▸ **Task to carry out**: Copy exactly the block of lines between the one containing "Write the React, TypeScript" and the one containing "import * as", inclusive.

(Part of a data file)
+--
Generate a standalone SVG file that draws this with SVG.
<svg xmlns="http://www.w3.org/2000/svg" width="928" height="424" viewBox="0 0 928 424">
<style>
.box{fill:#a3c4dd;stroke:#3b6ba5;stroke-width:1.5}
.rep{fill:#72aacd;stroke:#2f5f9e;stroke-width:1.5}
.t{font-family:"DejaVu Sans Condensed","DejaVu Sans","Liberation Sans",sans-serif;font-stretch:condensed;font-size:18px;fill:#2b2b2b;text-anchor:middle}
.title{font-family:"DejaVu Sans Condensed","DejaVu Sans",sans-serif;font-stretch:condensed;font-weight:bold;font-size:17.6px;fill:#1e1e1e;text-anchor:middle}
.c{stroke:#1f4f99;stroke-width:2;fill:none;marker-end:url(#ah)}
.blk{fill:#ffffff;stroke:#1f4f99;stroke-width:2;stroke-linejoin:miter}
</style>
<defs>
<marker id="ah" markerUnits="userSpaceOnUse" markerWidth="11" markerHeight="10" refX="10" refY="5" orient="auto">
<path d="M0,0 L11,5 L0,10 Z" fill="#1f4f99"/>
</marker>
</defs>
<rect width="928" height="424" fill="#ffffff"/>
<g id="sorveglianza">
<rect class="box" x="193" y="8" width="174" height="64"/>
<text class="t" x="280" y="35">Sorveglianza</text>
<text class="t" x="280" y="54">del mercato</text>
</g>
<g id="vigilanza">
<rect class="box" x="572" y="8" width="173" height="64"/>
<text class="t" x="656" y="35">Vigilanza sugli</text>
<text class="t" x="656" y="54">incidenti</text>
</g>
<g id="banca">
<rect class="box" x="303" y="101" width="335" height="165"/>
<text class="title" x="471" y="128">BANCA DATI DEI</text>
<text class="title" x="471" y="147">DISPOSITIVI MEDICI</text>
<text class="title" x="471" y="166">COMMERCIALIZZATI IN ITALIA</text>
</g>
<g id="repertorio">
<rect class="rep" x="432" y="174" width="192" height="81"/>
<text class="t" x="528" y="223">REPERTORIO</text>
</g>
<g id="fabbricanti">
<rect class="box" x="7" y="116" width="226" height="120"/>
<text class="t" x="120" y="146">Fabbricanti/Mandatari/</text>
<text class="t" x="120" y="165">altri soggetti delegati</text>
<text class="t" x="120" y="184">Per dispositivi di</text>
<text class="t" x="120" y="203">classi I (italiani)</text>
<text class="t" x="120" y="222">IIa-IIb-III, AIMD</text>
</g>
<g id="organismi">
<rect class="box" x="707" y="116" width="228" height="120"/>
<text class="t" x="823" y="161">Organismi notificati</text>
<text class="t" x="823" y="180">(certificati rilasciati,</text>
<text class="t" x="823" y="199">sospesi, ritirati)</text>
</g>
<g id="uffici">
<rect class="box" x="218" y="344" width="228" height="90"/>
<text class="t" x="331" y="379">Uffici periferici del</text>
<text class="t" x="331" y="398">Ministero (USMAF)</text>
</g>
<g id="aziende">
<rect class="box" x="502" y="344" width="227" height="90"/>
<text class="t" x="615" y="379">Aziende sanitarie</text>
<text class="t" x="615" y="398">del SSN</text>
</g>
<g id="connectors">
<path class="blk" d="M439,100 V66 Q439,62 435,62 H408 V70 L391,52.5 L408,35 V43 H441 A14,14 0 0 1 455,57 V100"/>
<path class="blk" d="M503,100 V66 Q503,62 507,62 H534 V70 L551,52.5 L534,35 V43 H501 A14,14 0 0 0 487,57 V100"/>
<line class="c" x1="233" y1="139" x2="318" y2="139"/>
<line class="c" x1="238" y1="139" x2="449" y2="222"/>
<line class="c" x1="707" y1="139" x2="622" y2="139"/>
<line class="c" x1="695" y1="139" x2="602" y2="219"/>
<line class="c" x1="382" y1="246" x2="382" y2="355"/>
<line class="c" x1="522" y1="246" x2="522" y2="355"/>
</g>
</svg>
+--
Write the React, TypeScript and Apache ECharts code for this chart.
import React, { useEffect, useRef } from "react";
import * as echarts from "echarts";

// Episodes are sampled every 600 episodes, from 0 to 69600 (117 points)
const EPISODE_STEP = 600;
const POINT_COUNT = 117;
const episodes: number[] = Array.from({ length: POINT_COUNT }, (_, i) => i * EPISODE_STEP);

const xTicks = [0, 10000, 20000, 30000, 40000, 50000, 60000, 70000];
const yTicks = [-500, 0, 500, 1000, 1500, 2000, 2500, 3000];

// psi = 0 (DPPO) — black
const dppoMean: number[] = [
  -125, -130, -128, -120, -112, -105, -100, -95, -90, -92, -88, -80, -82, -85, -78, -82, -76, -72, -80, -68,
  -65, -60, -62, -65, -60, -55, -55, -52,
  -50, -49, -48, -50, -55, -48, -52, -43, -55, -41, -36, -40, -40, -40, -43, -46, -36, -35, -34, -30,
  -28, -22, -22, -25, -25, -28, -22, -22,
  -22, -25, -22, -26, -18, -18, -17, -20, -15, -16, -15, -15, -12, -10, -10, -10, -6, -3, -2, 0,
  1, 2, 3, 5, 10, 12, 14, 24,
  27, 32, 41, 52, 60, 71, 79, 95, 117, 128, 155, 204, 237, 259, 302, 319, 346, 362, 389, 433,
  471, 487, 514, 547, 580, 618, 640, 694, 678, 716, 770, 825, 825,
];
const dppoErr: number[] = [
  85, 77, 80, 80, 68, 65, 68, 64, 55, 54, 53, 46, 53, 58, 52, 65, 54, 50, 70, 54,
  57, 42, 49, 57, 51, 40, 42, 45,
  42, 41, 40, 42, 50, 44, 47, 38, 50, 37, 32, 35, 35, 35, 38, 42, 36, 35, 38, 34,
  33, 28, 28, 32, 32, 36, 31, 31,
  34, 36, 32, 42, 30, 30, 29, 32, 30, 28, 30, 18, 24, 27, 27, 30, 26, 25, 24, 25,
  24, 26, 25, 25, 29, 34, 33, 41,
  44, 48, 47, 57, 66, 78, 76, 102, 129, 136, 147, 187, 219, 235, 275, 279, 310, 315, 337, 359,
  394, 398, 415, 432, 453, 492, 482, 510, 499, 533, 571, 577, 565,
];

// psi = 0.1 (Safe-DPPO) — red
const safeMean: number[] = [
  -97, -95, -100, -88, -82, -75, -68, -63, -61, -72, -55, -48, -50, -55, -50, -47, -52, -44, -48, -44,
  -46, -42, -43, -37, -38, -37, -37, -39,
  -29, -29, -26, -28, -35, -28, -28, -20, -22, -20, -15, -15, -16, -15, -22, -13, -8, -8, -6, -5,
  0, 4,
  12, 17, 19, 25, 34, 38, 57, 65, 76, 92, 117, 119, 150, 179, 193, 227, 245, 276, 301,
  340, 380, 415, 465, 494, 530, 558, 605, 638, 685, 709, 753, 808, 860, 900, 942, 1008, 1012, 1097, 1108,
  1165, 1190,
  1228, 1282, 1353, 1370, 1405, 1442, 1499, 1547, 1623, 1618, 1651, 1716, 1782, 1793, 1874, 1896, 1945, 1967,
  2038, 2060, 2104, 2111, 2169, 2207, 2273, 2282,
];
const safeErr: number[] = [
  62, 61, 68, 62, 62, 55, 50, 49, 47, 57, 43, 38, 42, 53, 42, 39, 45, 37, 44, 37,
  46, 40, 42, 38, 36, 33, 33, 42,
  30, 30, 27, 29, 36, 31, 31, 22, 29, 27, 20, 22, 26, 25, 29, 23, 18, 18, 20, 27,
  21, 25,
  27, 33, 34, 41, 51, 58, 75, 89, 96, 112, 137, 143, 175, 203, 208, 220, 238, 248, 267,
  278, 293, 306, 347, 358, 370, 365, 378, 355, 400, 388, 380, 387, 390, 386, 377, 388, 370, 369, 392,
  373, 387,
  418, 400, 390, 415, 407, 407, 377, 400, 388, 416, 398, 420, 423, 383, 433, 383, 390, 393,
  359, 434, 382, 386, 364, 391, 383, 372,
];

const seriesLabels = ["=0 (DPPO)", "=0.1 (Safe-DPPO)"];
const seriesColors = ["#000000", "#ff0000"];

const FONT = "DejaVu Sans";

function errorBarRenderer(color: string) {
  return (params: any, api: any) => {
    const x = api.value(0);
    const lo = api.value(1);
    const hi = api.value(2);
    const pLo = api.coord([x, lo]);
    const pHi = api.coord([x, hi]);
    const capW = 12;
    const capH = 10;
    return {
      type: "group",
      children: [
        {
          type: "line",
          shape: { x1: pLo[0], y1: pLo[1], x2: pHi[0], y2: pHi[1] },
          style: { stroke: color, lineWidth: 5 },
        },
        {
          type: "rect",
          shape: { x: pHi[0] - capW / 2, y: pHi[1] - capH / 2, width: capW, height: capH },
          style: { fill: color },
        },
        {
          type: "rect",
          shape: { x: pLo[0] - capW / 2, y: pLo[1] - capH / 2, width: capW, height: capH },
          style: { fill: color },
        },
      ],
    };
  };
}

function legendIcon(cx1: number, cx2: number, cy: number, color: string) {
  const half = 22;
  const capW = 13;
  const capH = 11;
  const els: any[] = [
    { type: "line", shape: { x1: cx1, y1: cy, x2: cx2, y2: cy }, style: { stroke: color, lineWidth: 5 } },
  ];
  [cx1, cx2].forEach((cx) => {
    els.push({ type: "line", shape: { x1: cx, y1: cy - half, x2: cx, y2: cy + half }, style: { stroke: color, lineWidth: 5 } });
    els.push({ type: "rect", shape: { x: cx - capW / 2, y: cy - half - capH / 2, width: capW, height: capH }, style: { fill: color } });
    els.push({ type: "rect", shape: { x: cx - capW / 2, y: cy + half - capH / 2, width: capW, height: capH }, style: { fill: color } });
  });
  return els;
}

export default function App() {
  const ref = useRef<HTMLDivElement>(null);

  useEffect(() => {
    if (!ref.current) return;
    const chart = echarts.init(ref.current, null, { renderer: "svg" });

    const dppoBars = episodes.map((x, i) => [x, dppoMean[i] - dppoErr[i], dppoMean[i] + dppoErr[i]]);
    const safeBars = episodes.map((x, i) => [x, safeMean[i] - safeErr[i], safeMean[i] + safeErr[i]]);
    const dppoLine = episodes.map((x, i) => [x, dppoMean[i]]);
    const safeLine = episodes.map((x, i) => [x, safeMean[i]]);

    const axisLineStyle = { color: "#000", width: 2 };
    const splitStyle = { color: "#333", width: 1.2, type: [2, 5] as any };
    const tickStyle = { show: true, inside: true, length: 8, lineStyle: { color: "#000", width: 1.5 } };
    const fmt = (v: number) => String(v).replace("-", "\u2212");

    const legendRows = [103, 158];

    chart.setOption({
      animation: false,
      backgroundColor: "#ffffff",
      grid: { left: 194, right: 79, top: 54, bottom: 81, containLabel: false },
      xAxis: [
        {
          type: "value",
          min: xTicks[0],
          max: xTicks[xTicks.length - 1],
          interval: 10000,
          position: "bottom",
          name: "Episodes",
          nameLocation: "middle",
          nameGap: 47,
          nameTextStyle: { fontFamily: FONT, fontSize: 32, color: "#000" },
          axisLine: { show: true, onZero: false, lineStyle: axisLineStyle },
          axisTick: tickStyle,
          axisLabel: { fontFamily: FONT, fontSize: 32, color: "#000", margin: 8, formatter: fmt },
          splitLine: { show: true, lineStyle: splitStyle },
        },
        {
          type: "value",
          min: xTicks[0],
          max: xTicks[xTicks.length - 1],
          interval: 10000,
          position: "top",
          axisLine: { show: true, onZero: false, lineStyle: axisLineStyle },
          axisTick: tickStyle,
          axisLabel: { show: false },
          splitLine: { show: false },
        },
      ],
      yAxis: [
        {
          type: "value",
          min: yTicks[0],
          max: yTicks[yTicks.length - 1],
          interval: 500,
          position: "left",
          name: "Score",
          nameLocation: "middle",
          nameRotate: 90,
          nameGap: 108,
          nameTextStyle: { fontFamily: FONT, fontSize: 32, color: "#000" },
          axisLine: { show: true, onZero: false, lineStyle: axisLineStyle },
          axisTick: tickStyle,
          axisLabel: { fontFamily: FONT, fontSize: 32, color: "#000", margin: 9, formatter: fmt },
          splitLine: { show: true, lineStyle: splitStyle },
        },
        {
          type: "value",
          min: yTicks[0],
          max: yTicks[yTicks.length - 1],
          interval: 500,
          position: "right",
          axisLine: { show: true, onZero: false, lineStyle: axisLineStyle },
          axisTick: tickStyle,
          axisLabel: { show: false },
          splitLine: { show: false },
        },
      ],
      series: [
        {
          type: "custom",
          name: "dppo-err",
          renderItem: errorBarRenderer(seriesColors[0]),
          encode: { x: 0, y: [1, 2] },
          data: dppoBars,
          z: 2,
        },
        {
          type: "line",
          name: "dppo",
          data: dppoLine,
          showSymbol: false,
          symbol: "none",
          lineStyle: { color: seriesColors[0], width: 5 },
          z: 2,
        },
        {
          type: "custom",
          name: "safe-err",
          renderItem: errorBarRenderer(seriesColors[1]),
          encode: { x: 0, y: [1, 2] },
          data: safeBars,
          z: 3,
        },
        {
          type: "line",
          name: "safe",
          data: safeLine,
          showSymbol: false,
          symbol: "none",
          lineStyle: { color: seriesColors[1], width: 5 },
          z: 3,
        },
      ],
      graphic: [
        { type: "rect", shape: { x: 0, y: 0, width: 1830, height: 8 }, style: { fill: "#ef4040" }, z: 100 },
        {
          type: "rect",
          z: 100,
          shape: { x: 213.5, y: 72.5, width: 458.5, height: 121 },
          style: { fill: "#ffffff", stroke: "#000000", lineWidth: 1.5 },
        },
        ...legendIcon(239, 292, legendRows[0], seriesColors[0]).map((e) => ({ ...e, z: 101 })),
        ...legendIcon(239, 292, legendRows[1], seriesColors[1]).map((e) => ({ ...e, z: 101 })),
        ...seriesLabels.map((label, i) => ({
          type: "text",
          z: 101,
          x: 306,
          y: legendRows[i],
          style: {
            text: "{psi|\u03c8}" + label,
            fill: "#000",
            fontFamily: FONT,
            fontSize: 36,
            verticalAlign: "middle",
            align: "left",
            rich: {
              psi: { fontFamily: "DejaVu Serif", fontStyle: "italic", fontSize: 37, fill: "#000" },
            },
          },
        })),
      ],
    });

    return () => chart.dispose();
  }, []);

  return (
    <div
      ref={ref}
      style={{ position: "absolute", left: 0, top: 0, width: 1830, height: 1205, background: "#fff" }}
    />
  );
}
+--
▸ **Result for this task**:
Write the React, TypeScript and Apache ECharts code for this chart.
import React, { useEffect, useRef } from "react";
import * as echarts from "echarts";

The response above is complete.